- The paper introduces Naturalized Execution Tuning (NExT) that integrates execution traces with chain-of-thought reasoning to enhance program repair.
- It employs weakly-supervised self-training with iterative rationale generation, filtering, and corrections validated by unit tests.
- Experiments on MBPP and HumanEval datasets show improvements of up to 26.1% and 14.3% in code fix rates over baseline models.
Enhancing LLMs' Reasoning with Execution Information for Program Repair
Introduction to Naturalized Execution Tuning (NExT)
The paper details a novel approach to enhance the capability of LLMs in handling complex software engineering tasks—specifically, program repair tasks leveraging execution information. The introduced framework, Naturalized Execution Tuning (NExT), focuses on teaching LLMs to reason about code execution by incorporating program execution traces alongside chain-of-thought (CoT) reasoning methods to generate more sophisticated natural language rationales.
Key Concepts and Implementations
Task and Challenges Addressed:
- NExT addresses the challenge of aiding LLMs in reasoning about program execution to solve programming tasks.
- By providing models with detailed execution traces (variable values and states line-by-line), NExT aims to increase a model's ability to detect and rectify errors in code.
Methodology Overview:
- The proposed method involves finetuning LLMs using weakly-supervised self-training.
- Each iteration involves the generation and selection of NL rationales and subsequent code corrections, which are verified against unit tests for accuracy.
- The approach entails multiple iterations of sampling, filtering based on test executions, and finetuning, focusing on iteratively improving the LLM’s capabilities.

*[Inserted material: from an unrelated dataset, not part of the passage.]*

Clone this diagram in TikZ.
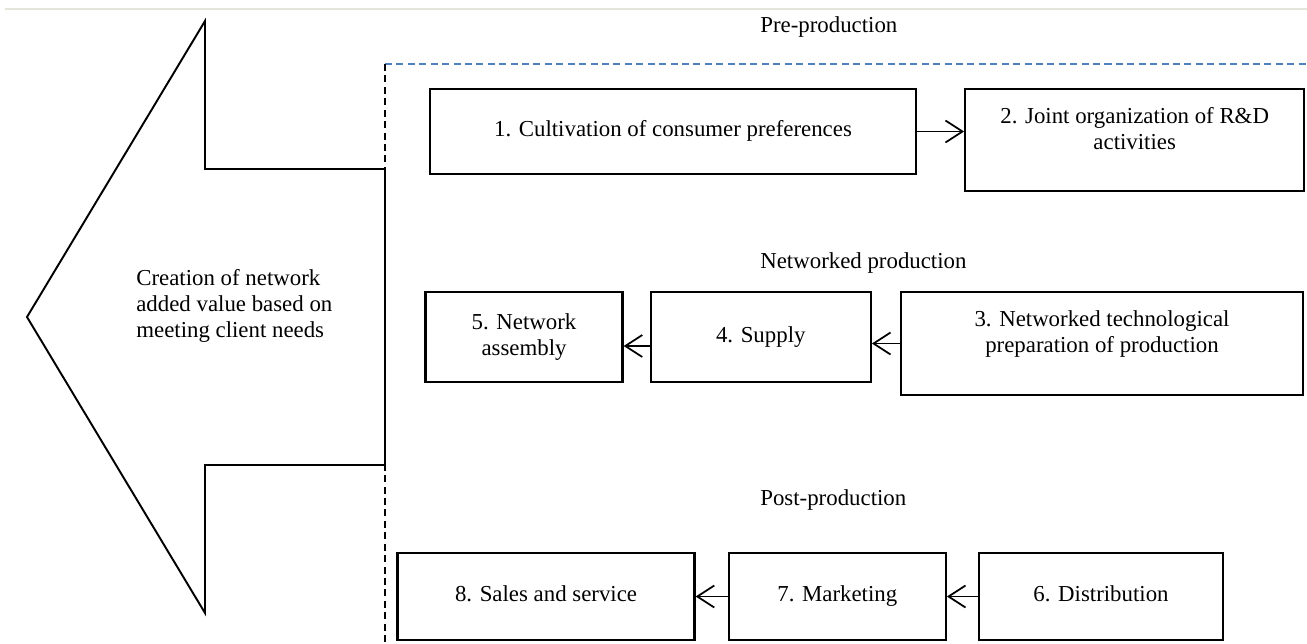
\documentclass[tikz,border=0pt]{standalone}
\usepackage{fontspec}
\setmainfont{Liberation Serif}
\usetikzlibrary{arrows.meta,positioning}
\definecolor{rule}{HTML}{E4E4DA}
\definecolor{dashblue}{HTML}{4F81BD}

\begin{document}
\begin{tikzpicture}[
  x=0.02cm,y=-0.02cm,
  font=\rmfamily\fontsize{13}{14.8}\selectfont,
  box/.style={draw,line width=1.3pt,align=center,inner sep=2pt},
  oneline/.style={text height=1.75ex,text depth=.5ex},
  uptext/.style={text depth=0.48cm},
  arrow/.style={-{Straight Barb[length=3.4mm,width=4.4mm]},line width=1pt},
  phase/.style={anchor=west,inner sep=0pt},
  frame/.style={dash pattern=on 4pt off 2.5pt,line width=0.8pt}
]
  \useasboundingbox (0,0) rectangle (1307,643);
  \draw[rule,line width=1.2pt] (5,9) -- (1307,9);

  % big arrow on the left
  \draw[line width=1.1pt,line join=miter] (27,317) -- (205,21) -- (205,169) -- (385,169)
    -- (385,465) -- (205,465) -- (205,613) -- cycle;
  \node[align=left,anchor=west,inner sep=0pt] (value) at (136,306)
    {Creation of network\\added value based on\\meeting client needs};

  % dashed frame
  \draw[frame,dashblue] (385,64) -- (1307,64);
  \draw[frame] (385,64) -- (385,643);

  % phases
  \node[phase] (pre) at (760,27) {Pre-production};
  \node[phase] (net) at (760,263) {Networked production};
  \node[phase] (post) at (760,500) {Post-production};

  % pre-production
  \node[box,oneline,minimum width=9.72cm,minimum height=1.7cm] (cult) at (673,131.5) {1. Cultivation of consumer preferences};
  \node[box,uptext,minimum width=6.78cm,minimum height=2.04cm,right=0.94cm of cult.north east,anchor=north west] (rnd) {2. Joint organization of R\&D\\activities};

  % networked production
  \node[box,uptext,minimum width=8.04cm,minimum height=2.06cm] (prep) at (1102,343.5) {3. Networked technological\\preparation of production};
  \node[box,oneline,minimum width=4.4cm,minimum height=1.8cm,left=0.56cm of prep.north west,anchor=north east] (supply) {4. Supply};
  \node[box,minimum width=3.94cm,minimum height=1.8cm,left=0.52cm of supply] (assembly) {5. Network\\assembly};

  % post-production
  \node[box,oneline,minimum width=4.88cm,minimum height=1.74cm] (distr) at (1101,596.5) {6. Distribution};
  \node[box,oneline,minimum width=4.34cm,minimum height=1.74cm,left=0.62cm of distr] (mkt) {7. Marketing};
  \node[box,oneline,minimum width=5.94cm,minimum height=1.74cm,left=0.64cm of mkt] (sales) {8. Sales and service};

  \draw[arrow] (cult) -- (rnd.west |- cult);
  \draw[arrow] (prep.west) -- (prep.west -| supply.east);
  \draw[arrow] ([yshift=-0.18cm]supply.west) -- ([yshift=-0.18cm]assembly.east);
  \draw[arrow] (distr) -- (mkt);
  \draw[arrow] (mkt) -- (sales);
\end{tikzpicture}
\end{document}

Execution Traces Representation:
- The model uses a compact, inline representation of execution traces as code comments, a novel yet efficient way to provide execution context.
- This allows models to leverage complex execution behaviors within their normal text comprehension methods without requiring specialized architectures.
Experimental Validation
Datasets and Models:
- The paper utilizes two primary datasets, MBPP for Python program repair and the HumanEval fix dataset (HE), to train and validate the LLMs enhanced by NExT.
- PaLM 2-L model serves as the base LLM for enhancements through NExT.
Results and Observations:
- Models enhanced with NExT demonstrated a significant improvement in the problem-fix rate, with a notable 26.1% and 14.3% absolute performance boost on MBPP and HE datasets respectively.
- Evaluations show that even when execution traces are unavailable at testing, the trained models perform better than the base models, emphasizing the learning transfer and generalizability of the execution reasoning ability.
Comparative Analysis:
- NExT generally matches or exceeds the performance of several strong LLM baselines.
- Proxy-based evaluations reveal that generated rationales not only help the main model but also assist smaller LLMs in achieving higher success rates in code fixes.
Conclusion and Future Directions
NExT presents a promising approach to significantly elevate the capabilities of LLMs in software development applications, particularly in automated debugging and program repair tasks. The approach fosters a deeper integration of execution semantics in model reasoning pathways through natural language processsing, enriching both the interpretability and functional correctness of model outputs. Future explorations may extend NExT’s methodologies to a wider range of programming languages and more diverse coding tasks, potentially integrating more dynamic elements of program executions and exploring the scalability of such models to larger and more complex datasets.